Retype the opening lines of the listing below, ending with the line that contains "blue = '#38c6f4'", and leave out any pictures.

________

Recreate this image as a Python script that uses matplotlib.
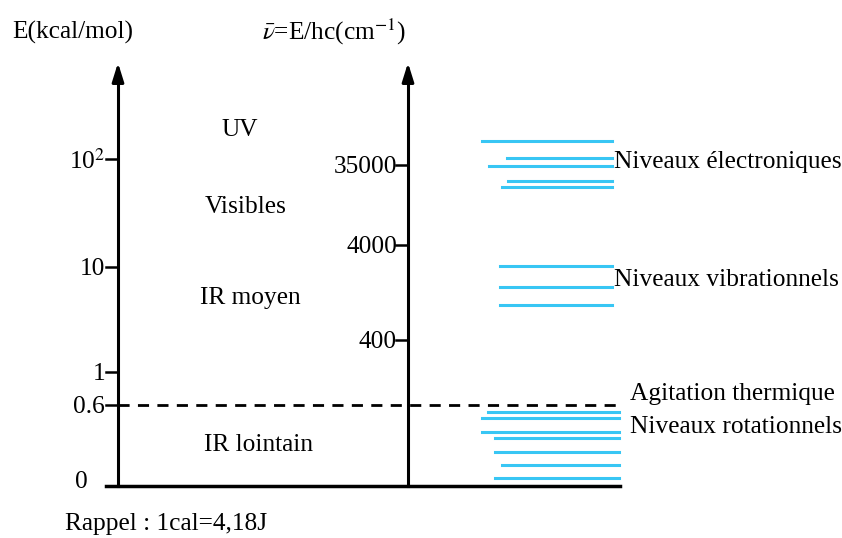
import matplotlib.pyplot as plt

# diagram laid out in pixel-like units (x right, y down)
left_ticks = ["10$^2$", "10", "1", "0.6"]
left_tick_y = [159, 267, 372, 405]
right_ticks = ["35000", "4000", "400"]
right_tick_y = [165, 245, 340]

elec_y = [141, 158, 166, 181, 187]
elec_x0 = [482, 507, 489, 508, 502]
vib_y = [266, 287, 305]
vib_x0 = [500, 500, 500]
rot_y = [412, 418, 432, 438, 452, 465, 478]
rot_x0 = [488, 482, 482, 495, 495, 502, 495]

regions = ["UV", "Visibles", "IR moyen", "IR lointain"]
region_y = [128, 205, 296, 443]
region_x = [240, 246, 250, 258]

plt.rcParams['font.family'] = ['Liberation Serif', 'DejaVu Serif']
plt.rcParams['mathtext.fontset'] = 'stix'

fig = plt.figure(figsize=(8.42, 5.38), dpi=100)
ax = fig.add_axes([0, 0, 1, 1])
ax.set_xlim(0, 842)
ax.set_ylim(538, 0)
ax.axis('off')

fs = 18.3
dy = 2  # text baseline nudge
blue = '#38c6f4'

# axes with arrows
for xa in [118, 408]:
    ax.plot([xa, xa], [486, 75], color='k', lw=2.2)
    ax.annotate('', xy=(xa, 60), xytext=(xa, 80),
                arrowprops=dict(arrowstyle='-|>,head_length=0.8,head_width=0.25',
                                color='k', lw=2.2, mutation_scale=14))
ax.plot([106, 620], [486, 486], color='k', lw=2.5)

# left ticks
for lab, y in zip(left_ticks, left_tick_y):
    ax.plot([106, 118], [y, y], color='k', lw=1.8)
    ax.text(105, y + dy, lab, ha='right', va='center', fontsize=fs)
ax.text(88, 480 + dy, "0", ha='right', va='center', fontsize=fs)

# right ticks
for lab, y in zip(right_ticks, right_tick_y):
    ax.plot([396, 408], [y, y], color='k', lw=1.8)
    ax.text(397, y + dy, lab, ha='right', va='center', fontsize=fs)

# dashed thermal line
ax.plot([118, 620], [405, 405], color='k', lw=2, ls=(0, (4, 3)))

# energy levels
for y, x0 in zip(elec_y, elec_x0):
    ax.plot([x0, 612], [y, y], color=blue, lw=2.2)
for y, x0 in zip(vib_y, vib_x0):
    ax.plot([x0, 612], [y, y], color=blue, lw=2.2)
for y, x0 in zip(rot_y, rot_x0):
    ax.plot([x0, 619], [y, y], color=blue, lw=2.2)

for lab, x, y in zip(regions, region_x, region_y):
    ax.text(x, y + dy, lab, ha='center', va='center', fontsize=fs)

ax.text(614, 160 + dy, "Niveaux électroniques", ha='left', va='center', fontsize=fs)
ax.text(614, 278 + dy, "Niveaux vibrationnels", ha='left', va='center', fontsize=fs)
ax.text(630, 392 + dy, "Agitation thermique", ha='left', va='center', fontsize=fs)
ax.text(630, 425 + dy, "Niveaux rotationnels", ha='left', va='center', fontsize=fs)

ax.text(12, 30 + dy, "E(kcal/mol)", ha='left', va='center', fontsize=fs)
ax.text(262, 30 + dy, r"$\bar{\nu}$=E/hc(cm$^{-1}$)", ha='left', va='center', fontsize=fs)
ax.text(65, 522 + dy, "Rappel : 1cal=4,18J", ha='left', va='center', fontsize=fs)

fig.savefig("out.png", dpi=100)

________

## IN RESPONSE
Recreate this image as a Python script that uses matplotlib.
import matplotlib.pyplot as plt

# diagram laid out in pixel-like units (x right, y down)
left_ticks = ["10$^2$", "10", "1", "0.6"]
left_tick_y = [159, 267, 372, 405]
right_ticks = ["35000", "4000", "400"]
right_tick_y = [165, 245, 340]

elec_y = [141, 158, 166, 181, 187]
elec_x0 = [482, 507, 489, 508, 502]
vib_y = [266, 287, 305]
vib_x0 = [500, 500, 500]
rot_y = [412, 418, 432, 438, 452, 465, 478]
rot_x0 = [488, 482, 482, 495, 495, 502, 495]

regions = ["UV", "Visibles", "IR moyen", "IR lointain"]
region_y = [128, 205, 296, 443]
region_x = [240, 246, 250, 258]

plt.rcParams['font.family'] = ['Liberation Serif', 'DejaVu Serif']
plt.rcParams['mathtext.fontset'] = 'stix'

fig = plt.figure(figsize=(8.42, 5.38), dpi=100)
ax = fig.add_axes([0, 0, 1, 1])
ax.set_xlim(0, 842)
ax.set_ylim(538, 0)
ax.axis('off')

fs = 18.3
dy = 2  # text baseline nudge
blue = '#38c6f4'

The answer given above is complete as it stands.